Un corps d’Iroquois averti qu’un parti de François & de leurs alliés s’avançoit avec des forces ſupérieures, ſe diſperſa précipitamment. Un Onnontagué qui menoit cette troupe, âgé de cent ans, dédaigna de fuir, & préféra de tomber entre les mains des ſauvages ennemis, quoiqu’il n’en pût attendre que des tourmens horribles. Quel ſpectacle ce fut de voir quatre cens barbares acharnés autour d’un vieillard qui, loin de pouſſer un ſoupir, traitant les François avec un profond mépris, reprochoit aux Hurons de s’être rendus eſclaves de ces vils Européens ! Un de ſes bourreaux, outré de ſes invectives, lui donna trois coups de poignard pour mettre fin à tant d’inſultes. Tu as tort, lui dit froidement l’Onnontagué, d’abréger ma vie ; tu aurois eu plus de tems pour apprendre à mourir en homme. Et ce ſont de tels hommes que les François & les Anglois conſpirent à détruire depuis un ſiècle ! Apparemment qu’ils auroient trop à rougir de vivre au milieu de ces modèles d’héroïſme & de grandeur d’âme.

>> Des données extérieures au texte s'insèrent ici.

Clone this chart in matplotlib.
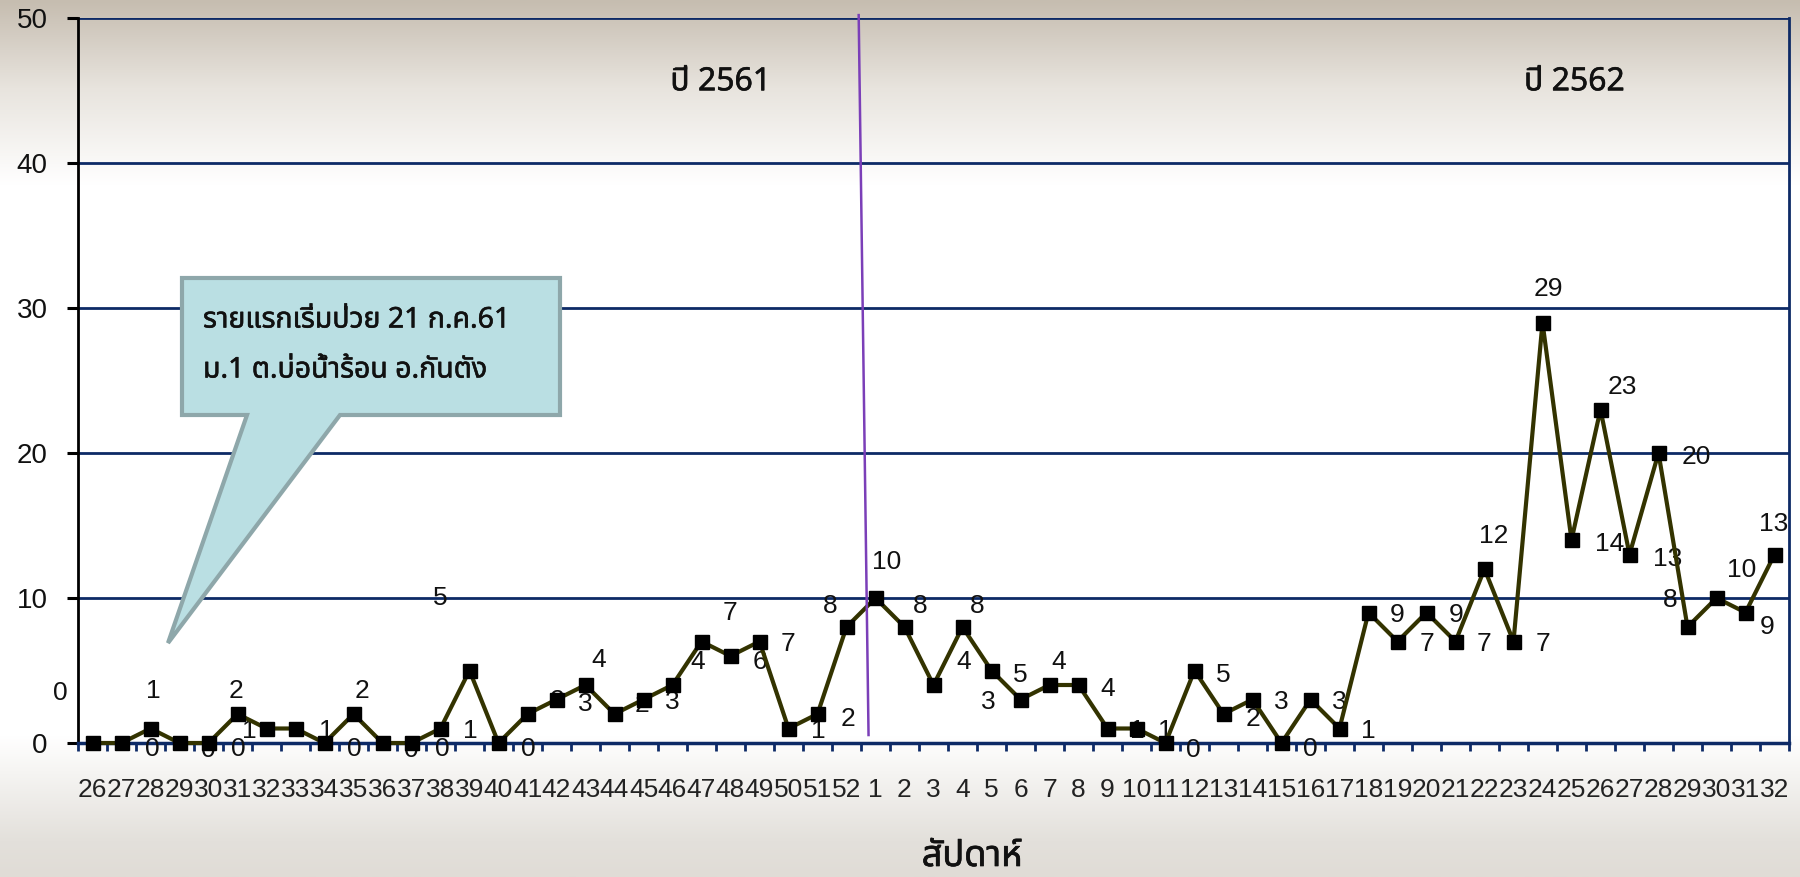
import numpy as np
import matplotlib
matplotlib.use("Agg")
import matplotlib.pyplot as plt
import matplotlib.font_manager as fm
import matplotlib.patheffects as pe
from matplotlib.ft2font import FT2Font
from matplotlib.patches import Polygon

# ---------------- data ----------------
weeks_2561 = [str(w) for w in range(26, 53)]
weeks_2562 = [str(w) for w in range(1, 33)]
week_labels = weeks_2561 + weeks_2562

cases_2561 = [0, 0, 1, 0, 0, 2, 1, 1, 0, 2, 0, 0, 1, 5, 0, 2, 3, 4, 2, 3, 4, 7, 6, 7, 1, 2, 8]
cases_2562 = [10, 8, 4, 8, 5, 3, 4, 4, 1, 1, 0, 5, 2, 3, 0, 3, 1, 9, 7, 9, 7, 12, 7,
              29, 14, 23, 13, 20, 8, 10, 9, 13]
cases = cases_2561 + cases_2562

# data labels as they appear (offset) in the original chart
label_text = ["0", "1", "0", "0", "2", "0", "1", "1", "2", "0", "0", "0", "5", "1", "0",
              "2", "3", "4", "2", "3", "4", "7", "6", "7", "1", "2", "8", "10", "8", "8",
              "4", "3", "5", "4", "4", "1", "1", "0", "5", "2", "3", "0", "3", "1", "9",
              "7", "9", "7", "12", "7", "29", "23", "14", "20", "13", "8", "10", "9", "13"]
label_x = [-1.1, 2.1, 2.05, 4.0, 4.95, 5.03, 5.4, 8.05, 9.3, 9.04, 11.0, 12.07, 12.0, 13.03, 15.04,
           16.03, 17.0, 17.45, 18.95, 20.0, 20.86, 22.0, 23.0, 24.0, 25.02, 26.05, 25.45, 27.4, 28.55, 30.5,
           30.03, 30.9, 32.0, 33.3, 35.0, 36.03, 37.0, 37.95, 39.0, 40.03, 41.0, 42.0, 43.0, 44.0, 45.0,
           46.03, 47.02, 48.0, 48.3, 50.03, 50.2, 52.75, 52.3, 55.3, 54.3, 54.4, 56.85, 57.75, 57.97]
label_y = [3.45, 3.6, -0.4, -0.45, 3.6, -0.4, 0.85, 0.85, 3.6, -0.4, -0.45, -0.4, 10.0, 0.85, -0.4,
           2.9, 2.7, 5.7, 2.6, 2.8, 5.56, 8.94, 5.6, 6.8, 0.85, 1.65, 9.47, 12.46, 9.47, 9.47,
           5.56, 2.8, 4.7, 5.56, 3.7, 0.85, 0.85, -0.5, 4.7, 1.65, 2.8, -0.4, 2.8, 0.85, 8.8,
           6.8, 8.8, 6.8, 14.3, 6.8, 31.3, 24.56, 13.7, 19.75, 12.7, 9.86, 11.9, 8.0, 15.1]

year_labels = ["ปี 2561", "ปี 2562"]
callout_lines = ["รายแรกเริ่มป่วย 21 ก.ค.61", "ม.1 ต.บ่อน้ำร้อน อ.กันตัง"]
x_title = "สัปดาห์"
y_ticks = [0, 10, 20, 30, 40, 50]


# ---------------- fonts ----------------
def find_thai_font():
    preferred = ["Tahoma", "Noto Sans Thai", "Noto Sans Thai UI", "Noto Sans Thai Looped",
                 "Leelawadee UI", "Loma", "Garuda", "Umpush", "Waree", "Sarabun",
                 "Kinnari", "Norasi", "Laksaman", "Sawasdee", "Tlwg Typo"]
    found = []
    for f in fm.fontManager.ttflist:
        try:
            cm = FT2Font(f.fname).get_charmap()
        except Exception:
            continue
        if 0x0E23 in cm and 0x0E31 in cm and 0x0E1B in cm:
            found.append(f.name)
    for p in preferred:
        if p in found:
            return p
    return found[0] if found else "DejaVu Sans"


thai_font = find_thai_font()
num_font = ["Liberation Sans", "DejaVu Sans"]
thai_family = [thai_font, "DejaVu Sans"]
ink = "#111111"


def boldfx(w):
    return [pe.withStroke(linewidth=w, foreground=ink)]


W, H = 1800, 877
fig = plt.figure(figsize=(W / 100, H / 100), dpi=100)

# background gradient (slide-like)
bg = fig.add_axes([0, 0, 1, 1], zorder=-10)
yy = np.linspace(0, 1, 400)
stops = [0.0, 0.10, 0.21, 0.84, 0.88, 0.96, 1.0]
cols = np.array([[198, 189, 176], [232, 228, 222], [255, 255, 255], [255, 255, 255],
                 [246, 245, 243], [227, 224, 219], [224, 220, 214]]) / 255.0
grad = np.stack([np.interp(yy, stops, cols[:, k]) for k in range(3)], axis=-1)
bg.imshow(grad[:, None, :], aspect="auto", extent=[0, 1, 1, 0])
bg.set_xlim(0, 1)
bg.set_ylim(1, 0)
bg.axis("off")

# main axes
left, right = 78 / W, 1789 / W
bottom, top = 1 - 743 / H, 1 - 18 / H
ax = fig.add_axes([left, bottom, right - left, top - bottom])
ax.patch.set_alpha(0)

navy = "#0d2a66"
x = np.arange(len(cases))
ax.plot(x, cases, color="#333300", lw=3.0, marker="s", ms=9.5, mfc="black", mec="black",
        zorder=4, clip_on=False)

ax.set_xlim(-0.5, len(cases) - 0.5)
ax.set_ylim(0, 50)

for yv in y_ticks[1:]:
    ax.axhline(yv, color=navy, lw=2.0, zorder=1)

ax.set_yticks(y_ticks)
ax.set_yticklabels([str(v) for v in y_ticks], fontfamily=num_font, fontsize=20, color=ink)
ax.tick_params(axis="y", direction="out", length=8, width=2.2, color="black", pad=14)

ax.set_xticks(x)
ax.set_xticklabels(week_labels, fontfamily=num_font, fontsize=19, color="#222222")
ax.set_xticks(np.arange(-0.5, len(cases), 1.0), minor=True)
ax.tick_params(axis="x", which="major", length=0, pad=25)
ax.tick_params(axis="x", which="minor", direction="out", length=6, width=2.0, color=navy)

ax.spines["left"].set_color("black")
ax.spines["left"].set_linewidth(2.0)
ax.spines["bottom"].set_color(navy)
ax.spines["bottom"].set_linewidth(2.5)
ax.spines["right"].set_color(navy)
ax.spines["right"].set_linewidth(2.0)
ax.spines["top"].set_visible(False)

# data labels
for t, lx, ly in zip(label_text, label_x, label_y):
    ax.text(lx, ly, t, ha="center", va="center", fontsize=19, fontfamily=num_font,
            color=ink, zorder=3)

# separator line between years
ax.plot([26.42, 26.76], [50.2, 0.55], color="#7b3fb8", lw=1.8, zorder=5, clip_on=False)

# year labels
for xi, txt in zip([21.66, 51.1], year_labels):
    ax.text(xi, 45.6, txt, ha="center", va="center", fontsize=23,
            fontfamily=thai_family, fontweight="bold", color=ink, path_effects=boldfx(0.4))

# callout
def fx(px):
    return px / W


def fy(py):
    return 1 - py / H


pts = [(182, 278), (560, 278), (560, 415), (340, 415), (168, 643), (247, 415), (182, 415)]
poly = Polygon([(fx(a), fy(b)) for a, b in pts], closed=True, transform=fig.transFigure,
               facecolor="#badfe3", edgecolor="#8ea7aa", lw=3, joinstyle="miter", zorder=6)
fig.patches.append(poly)
for yline, txt in zip([320, 370], callout_lines):
    fig.text(fx(203), fy(yline), txt, ha="left", va="center", fontsize=20.5,
             fontfamily=thai_family, fontweight="bold", color=ink, zorder=7,
             path_effects=boldfx(0.4))

# x axis title
fig.text(fx(972), fy(857), x_title, ha="center", va="center", fontsize=26,
         fontfamily=thai_family, fontweight="bold", color=ink, path_effects=boldfx(0.5))

fig.savefig("out.png", dpi=100)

La paix de Riſwick fit ceſſer tout-à-la-fois les calamités de l’Europe, & les hoſtilités de l’Amérique. À l’exemple des Anglois & des François, les Iroquois & les Hurons ſentirent le beſoin qu’ils avoient d’un long repos, pour réparer les pertes de la guerre. Les ſauvages commencèrent à reſpirer, les Européens reprirent leurs travaux ; & le commerce des pelleteries, le premier qu’on eût pu faire avec des peuples chaſſeurs, acquit plus de conſiſtance.